2.2.- Anche i rilievi svolti dall’appello con riferimento al secondo aspetto controverso (il principio di proporzionalità) meritano di essere condivisi, e ciò senza smentire la validità dei principi pur richiamati dal TAR in tema di procedimenti disciplinari in genere. Sul punto l’appellante ricorda, in particolare, che la gravità dei fatti accertati a carico del D costituisce indubbio detrimento per l’immagine dell’Arma . Ed invero è certamente corretto ricordare, sul piano dei principi generali, che “ ciascun sistema di repressione degli illeciti disciplinari è retto dai criteri di proporzionalità e gradualità delle misure afflittive”, che ciò “ significa che ogni sanzione deve essere adeguata nella sua intensità alla gravità del fatto addebitato, alla conclusione dell’attività istruttoria” e che , infine, “tale ultima fase assume – per pacifica opinione – fondamentale importanza per la tutela dell’inquisito e del suo diritto di difesa costituzionalmente garantito (art. 24 Cost.), particolarmente ove si ipotizzi l’irrogazione delle sanzioni più gravi.. Ciò nondimeno il Collegio deve rilevare che tali principi non possono operare nell’ordinamento militare in casi in cui la gravità del fatto assume dimensioni che, in stretta relazione alla funzione del Corpo di appartenenza, risultano assolutamente incompatibili con la natura dei fatti commessi;
nella fattispecie questi consistono in comportamenti che indiscutibilmente proprio l’Arma dei Carabinieri è tenuta a reprimere, sicché il provvedimento disciplinare viene ad essere, in sostanza, legittimamente motivato “in re ipsa” perché conseguente a condotta posta in essere in spregio ai doveri specifici del militare appartenente al Corpo ed al prestigio di quest’ultimo. Come la Sezione ha già avuto occasione di affermare, in queste fattispecie non è necessario procedere, come invece rilevato dai primi giudici, ad una minuziosa e motivata graduazione della sanzione prescelta , essendo sufficiente, per giungere alla sanzione di massima gravità, un giudizio che ponga in correlazione la natura dei fatti ascritti con la particolare funzione rivestita dall’agente (per il principio v. Cons. di Stato, sez. IV, n.5475/2008).
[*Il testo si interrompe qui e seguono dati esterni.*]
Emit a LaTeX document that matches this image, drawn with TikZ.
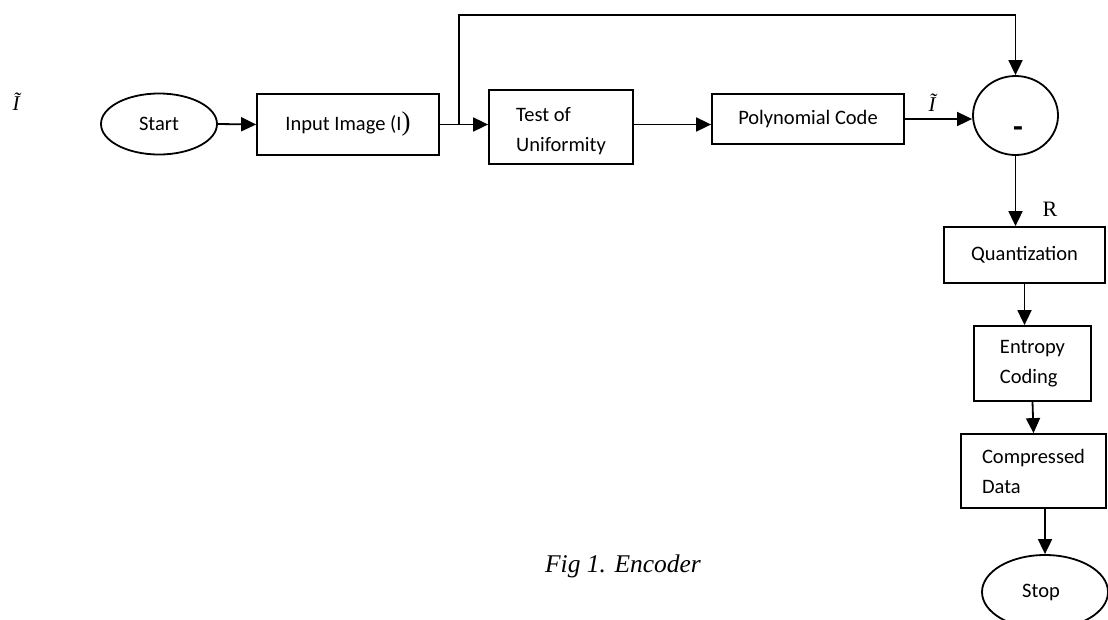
\documentclass[tikz,border=0pt]{standalone}
\usepackage{fontspec}
\setmainfont{Carlito}
\newfontfamily\tms{Liberation Serif}
\usetikzlibrary{arrows.meta,shapes.geometric}
\begin{document}
\begin{tikzpicture}[x=1pt,y=-1pt,
  every node/.style={font=\fontsize{20.5}{30}\selectfont},
  box/.style={draw,line width=1.8pt,rectangle,inner sep=0pt,align=left},
  term/.style={draw,line width=1.8pt,ellipse,inner sep=0pt},
  conn/.style={line width=1.8pt,-{Triangle[length=15pt,width=14pt]}},
  lbl/.style={font=\tms\itshape\fontsize{21}{24}\selectfont},
]
\useasboundingbox (0,0) rectangle (1108,619);

\node[term,minimum width=116pt,minimum height=61pt] (start) at (159,124) {Start};
\node[box,minimum width=182pt,minimum height=61pt] (input) at (348,124.5) {Input Image (I{\tms\fontsize{27}{30}\selectfont )}};
\node[box,minimum width=144pt,minimum height=74pt] (test) at (561,127) {};
\node[align=left,inner sep=0pt] (testtxt) at (561,131) {Test of\\Uniformity};
\node[box,minimum width=192pt,minimum height=50pt] (poly) at (808,119) {Polynomial Code};
\node[term,minimum width=85pt,minimum height=79pt] (diff) at (1015.5,115.5) {};
\node[font=\bfseries\fontsize{32}{32}\selectfont] (minus) at (1018,132) {-};
\node[box,minimum width=161pt,minimum height=56pt] (quant) at (1024.5,255) {Quantization};
\node[box,minimum width=117pt,minimum height=75pt] (entropy) at (1032.5,363.5) {Entropy\\Coding};
\node[box,minimum width=145pt,minimum height=74pt] (comp) at (1033.5,471) {Compressed\\Data};
\node[term,minimum width=126pt,minimum height=74pt] (stop) at (1045,592) {\hspace*{-8pt}Stop};

\node[lbl] (itl) at (16,102) {Ĩ};
\node[lbl] (itp) at (932,103) {Ĩ};
\node[font=\tms\fontsize{22}{24}\selectfont] (rlab) at (1050,209) {R};
\node[font=\tms\itshape\fontsize{25.5}{28}\selectfont] (cap) at (623,566) {Fig 1. Encoder};

\coordinate (br) at (459,0);
\coordinate (topc) at (459,15);

\draw[conn] (start.east) -- (input.west);
\draw[conn] (input.east) -- (input.east -| test.west);
\draw[conn] (br |- input.east) -- (topc) -- (topc -| diff.north) -- (diff.north);
\draw[conn] (test.east |- input.east) -- (input.east -| poly.west);
\draw[conn] (poly.east) -- (poly.east -| diff.west);
\draw[conn] (diff.south) -- (diff.south |- quant.north);
\draw[conn] (quant.south) -- (quant.south |- entropy.north);
\draw[conn] (entropy.south) -- (comp.north);
\draw[conn] (comp.south -| stop.north) -- (stop.north);
\end{tikzpicture}
\end{document}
2.3.- - Quanto sin qui osservato esaminando le due censure d’appello, permette, infine, di ritenere infondata anche la tesi svolta dal TAR per la quale sarebbe stato omesso ogni riferimento alle circostanze – favorevoli al ricorrente – emerse nel procedimento, ossia alla detenzione di modesti quantitativi di eroina per conto di persona che svolgeva il compito di confidente. Ed invero, anche a non considerare che il provvedimento disciplinare ha comunque espresso una seppur sintetica valutazione di pregressi elementi generali favorevoli all’incolpato, la natura di quest’ultimi, a parere del Collegio, preclude ogni loro incidenza al fine di ridimensionare la gravità del comportamento sanzionato.

Legittimamente, pertanto, il Ministero aveva determinato di irrogare la massima sanzione prevista dall’ordinamento.

3.- In conclusione il ricorso in appello risulta meritevole di accoglimento, con le conseguenze del caso e di cui in dispositivo.

4.- Sussistono giuste ragioni per non porre a carico dell’appellato le spese del presente grado di giudizio, attesa non evidente erroneità della tesi da egli svolta in primo grado ed accolta dal TAR.